- Objective -
In the material below, please retype the lines from the very first through the one with "sites = ['Sf III', 'SnI', 'Sn VIII']", exactly and without pictures.

- Supplied material -
>> begin

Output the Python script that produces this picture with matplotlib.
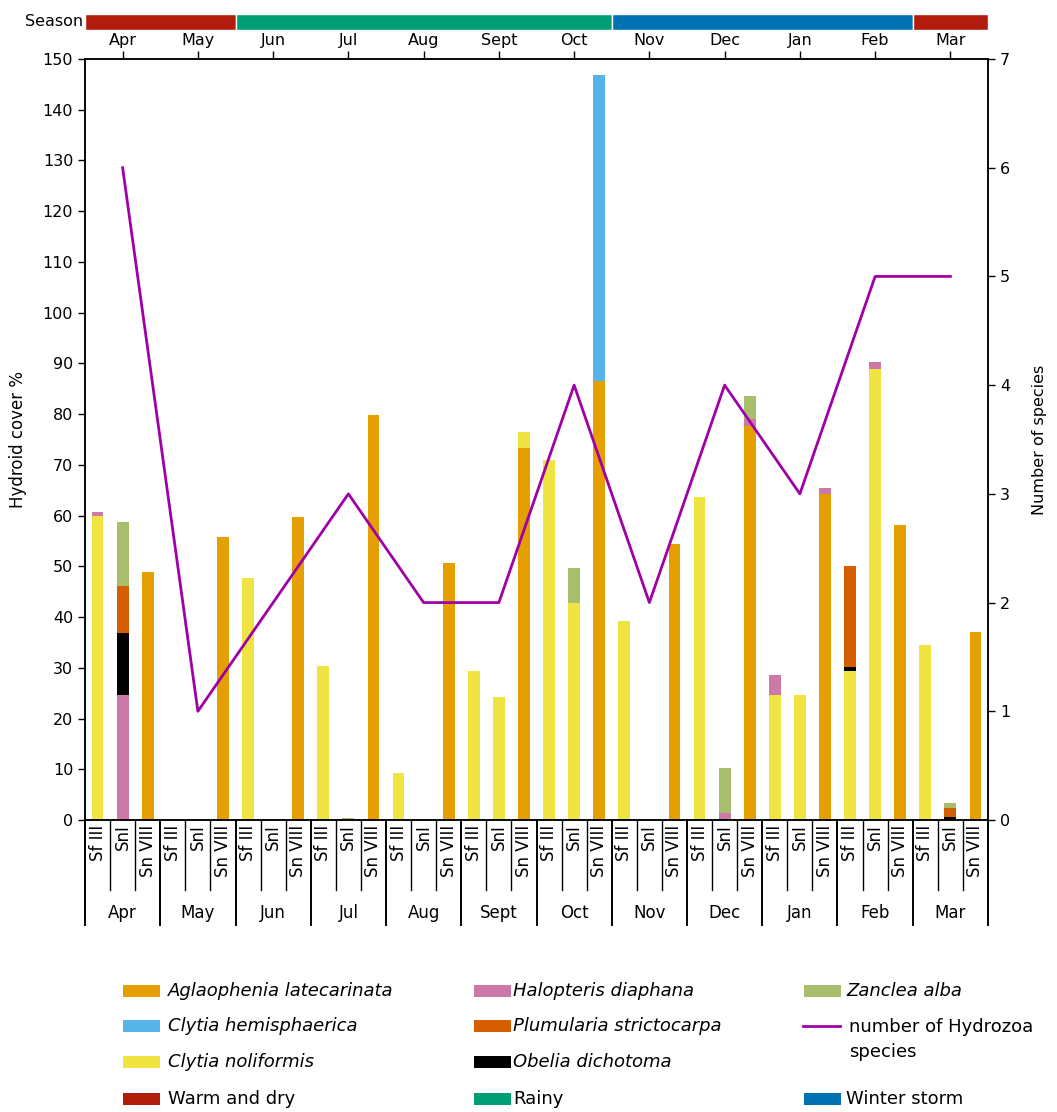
import matplotlib
matplotlib.use('Agg')
import matplotlib.pyplot as plt
import numpy as np
from matplotlib.patches import Rectangle
from matplotlib.lines import Line2D
from matplotlib.transforms import blended_transform_factory

plt.rcParams['font.family'] = ['DejaVu Sans']

months = ['Apr', 'May', 'Jun', 'Jul', 'Aug', 'Sept', 'Oct', 'Nov', 'Dec', 'Jan', 'Feb', 'Mar']
sites = ['Sf III', 'SnI', 'Sn VIII']

# values per month: [Sf III, SnI, Sn VIII]
aglaophenia = [0, 0, 48.8,  0, 0, 55.7,  0, 0, 59.7,  0, 0, 79.8,  0, 0, 50.7,  0, 0, 73.4,
               0, 0, 86.6,  0, 0, 54.4,  0, 0, 77.7,  0, 0, 64.2,  0, 0, 58.1,  0, 0, 37.0]
c_noliformis = [60.0, 0, 0,  0, 0, 0,  47.7, 0, 0,  30.4, 0, 0,  9.3, 0, 0,  29.4, 24.2, 3.0,
                70.9, 42.8, 0,  39.2, 0, 0,  63.7, 0, 0,  24.6, 24.6, 0,  29.4, 88.9, 0,  34.4, 0, 0]
halopteris = [0.8, 24.6, 0,  0, 0, 0,  0, 0, 0,  0, 0, 0,  0, 0, 0,  0, 0, 0,
              0, 0, 0,  0, 0, 0,  0, 1.4, 1.3,  3.9, 0, 1.2,  0, 1.4, 0,  0, 0, 0]
obelia = [0, 12.3, 0,  0, 0, 0,  0, 0, 0,  0, 0, 0,  0, 0, 0,  0, 0, 0,
          0, 0, 0,  0, 0, 0,  0, 0, 0,  0, 0, 0,  0.7, 0, 0,  0, 0.6, 0]
plumularia = [0, 9.3, 0,  0, 0, 0,  0, 0, 0,  0, 0, 0,  0, 0, 0,  0, 0, 0,
              0, 0, 0,  0, 0, 0,  0, 0, 0,  0, 0, 0,  20.0, 0, 0,  0, 1.7, 0]
zanclea = [0, 12.6, 0,  0, 0, 0,  0, 0, 0,  0, 0.4, 0,  0, 0, 0,  0, 0, 0,
           0, 6.8, 0,  0, 0, 0,  0, 8.9, 4.6,  0, 0, 0,  0, 0, 0,  0, 1.0, 0]
c_hemisphaerica = [0, 0, 0,  0, 0, 0,  0, 0, 0,  0, 0, 0,  0, 0, 0,  0, 0, 0,
                   0, 0, 60.3,  0, 0, 0,  0, 0, 0,  0, 0, 0,  0, 0, 0,  0, 0, 0]

species_counts = [6, 1, 2, 3, 2, 2, 4, 2, 4, 3, 5, 5]
season_of_month = ['Warm and dry', 'Warm and dry', 'Rainy', 'Rainy', 'Rainy', 'Rainy', 'Rainy',
                   'Winter storm', 'Winter storm', 'Winter storm', 'Winter storm', 'Warm and dry']

colors = {
    'Aglaophenia latecarinata': '#E69F00',
    'Clytia hemisphaerica': '#56B4E9',
    'Clytia noliformis': '#F0E442',
    'Halopteris diaphana': '#CC79A7',
    'Plumularia strictocarpa': '#D55E00',
    'Obelia dichotoma': '#000000',
    'Zanclea alba': '#A9BE6C',
}
season_colors = {'Warm and dry': '#B11C0C', 'Rainy': '#009E73', 'Winter storm': '#0072B2'}
line_color = '#A000A8'

stack = [
    ('Aglaophenia latecarinata', aglaophenia),
    ('Clytia noliformis', c_noliformis),
    ('Halopteris diaphana', halopteris),
    ('Obelia dichotoma', obelia),
    ('Plumularia strictocarpa', plumularia),
    ('Zanclea alba', zanclea),
    ('Clytia hemisphaerica', c_hemisphaerica),
]

W, H = 1057, 1112
fig = plt.figure(figsize=(W / 100, H / 100), dpi=100)

def fx(px):
    return px / W

def fy(py):
    return 1 - py / H

ax = fig.add_axes([fx(85), fy(820), fx(988) - fx(85), fy(59) - fy(820)])
n = len(sites) * len(months)
x = np.arange(n)
bottom = np.zeros(n)
for name, vals in stack:
    vals = np.array(vals, dtype=float)
    ax.bar(x, vals, 0.47, bottom=bottom, color=colors[name], edgecolor='none', zorder=2)
    bottom += vals

ax.set_xlim(-0.5, n - 0.5)
ax.set_ylim(0, 150)
ax.set_yticks(range(0, 151, 10))
ax.tick_params(axis='y', direction='out', length=5, width=1, labelsize=11.5)
month_pos = [3 * m + 1 for m in range(len(months))]
ax.xaxis.tick_top()
ax.set_xticks(month_pos)
ax.set_xticklabels(months)
ax.tick_params(axis='x', direction='out', length=6, width=1, labelsize=11.5, pad=2)
ax.set_ylabel('Hydroid cover %', fontsize=12)
ax.yaxis.set_label_coords(-0.064, 0.5)
for sp in ax.spines.values():
    sp.set_linewidth(1.1)

ax2 = ax.twinx()
ax2.plot(month_pos, species_counts, color=line_color, lw=2.0, zorder=5)
ax2.set_ylim(0, 7)
ax2.set_yticks(range(0, 8))
ax2.tick_params(axis='y', direction='out', length=5, width=1, labelsize=11.5)
ax2.set_ylabel('Number of species', fontsize=11.5)
ax2.yaxis.set_label_coords(1.049, 0.5)
for sp in ax2.spines.values():
    sp.set_linewidth(1.1)

# multi-level bottom labels
trans = blended_transform_factory(ax.transData, ax.transAxes)
for i in range(n + 1):
    xb = i - 0.5
    long_line = (i % 3 == 0)
    ax.plot([xb, xb], [0, -0.138 if long_line else -0.092], transform=trans,
            clip_on=False, color='black', lw=1.4 if long_line else 1.0)
for i in range(n):
    ax.text(i, -0.006, sites[i % 3], rotation=90, ha='center', va='top',
            transform=trans, fontsize=12)
for m, mon in enumerate(months):
    ax.text(month_pos[m], -0.122, mon, ha='center', va='center', transform=trans, fontsize=12)

# season bar
sax = fig.add_axes([fx(85), fy(30), fx(988) - fx(85), fy(14) - fy(30)])
sax.set_xlim(-0.5, n - 0.5)
sax.set_ylim(0, 1)
sax.axis('off')
runs = []
start = 0
for m in range(1, len(months) + 1):
    if m == len(months) or season_of_month[m] != season_of_month[start]:
        runs.append((start, m, season_of_month[start]))
        start = m
for s, e, name in runs:
    sax.barh(0.5, 3 * (e - s), left=3 * s - 0.5, height=1, color=season_colors[name],
             edgecolor='white', lw=1)
sax.text(-0.002, 0.5, 'Season', transform=sax.transAxes, ha='right', va='center', fontsize=11.5)

# legend (manual layout)
def leg_patch(x0, yc, color, label, italic, tx):
    fig.add_artist(Rectangle((fx(x0), fy(yc + 6)), fx(37), 12 / H, transform=fig.transFigure,
                             facecolor=color, edgecolor='none'))
    fig.text(fx(tx), fy(yc), label, ha='left', va='center', fontsize=13,
             fontstyle='italic' if italic else 'normal')

rows = [991, 1026, 1062, 1099]
leg_patch(123, rows[0], colors['Aglaophenia latecarinata'], 'Aglaophenia latecarinata', True, 168)
leg_patch(123, rows[1], colors['Clytia hemisphaerica'], 'Clytia hemisphaerica', True, 168)
leg_patch(123, rows[2], colors['Clytia noliformis'], 'Clytia noliformis', True, 168)
leg_patch(123, rows[3], season_colors['Warm and dry'], 'Warm and dry', False, 168)
leg_patch(474, rows[0], colors['Halopteris diaphana'], 'Halopteris diaphana', True, 513)
leg_patch(474, rows[1], colors['Plumularia strictocarpa'], 'Plumularia strictocarpa', True, 513)
leg_patch(474, rows[2], colors['Obelia dichotoma'], 'Obelia dichotoma', True, 513)
leg_patch(474, rows[3], season_colors['Rainy'], 'Rainy', False, 513)
leg_patch(804, rows[0], colors['Zanclea alba'], 'Zanclea alba', True, 846)
fig.add_artist(Line2D([fx(803), fx(840)], [fy(1026), fy(1026)], transform=fig.transFigure,
                      color=line_color, lw=2))
fig.text(fx(849), fy(1018), 'number of Hydrozoa\nspecies', ha='left', va='top', fontsize=13,
         linespacing=1.5)
leg_patch(804, rows[3], season_colors['Winter storm'], 'Winter storm', False, 846)

fig.savefig('out.png', dpi=100)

>> end

- Result -
Output the Python script that produces this picture with matplotlib.
import matplotlib
matplotlib.use('Agg')
import matplotlib.pyplot as plt
import numpy as np
from matplotlib.patches import Rectangle
from matplotlib.lines import Line2D
from matplotlib.transforms import blended_transform_factory

plt.rcParams['font.family'] = ['DejaVu Sans']

months = ['Apr', 'May', 'Jun', 'Jul', 'Aug', 'Sept', 'Oct', 'Nov', 'Dec', 'Jan', 'Feb', 'Mar']
sites = ['Sf III', 'SnI', 'Sn VIII']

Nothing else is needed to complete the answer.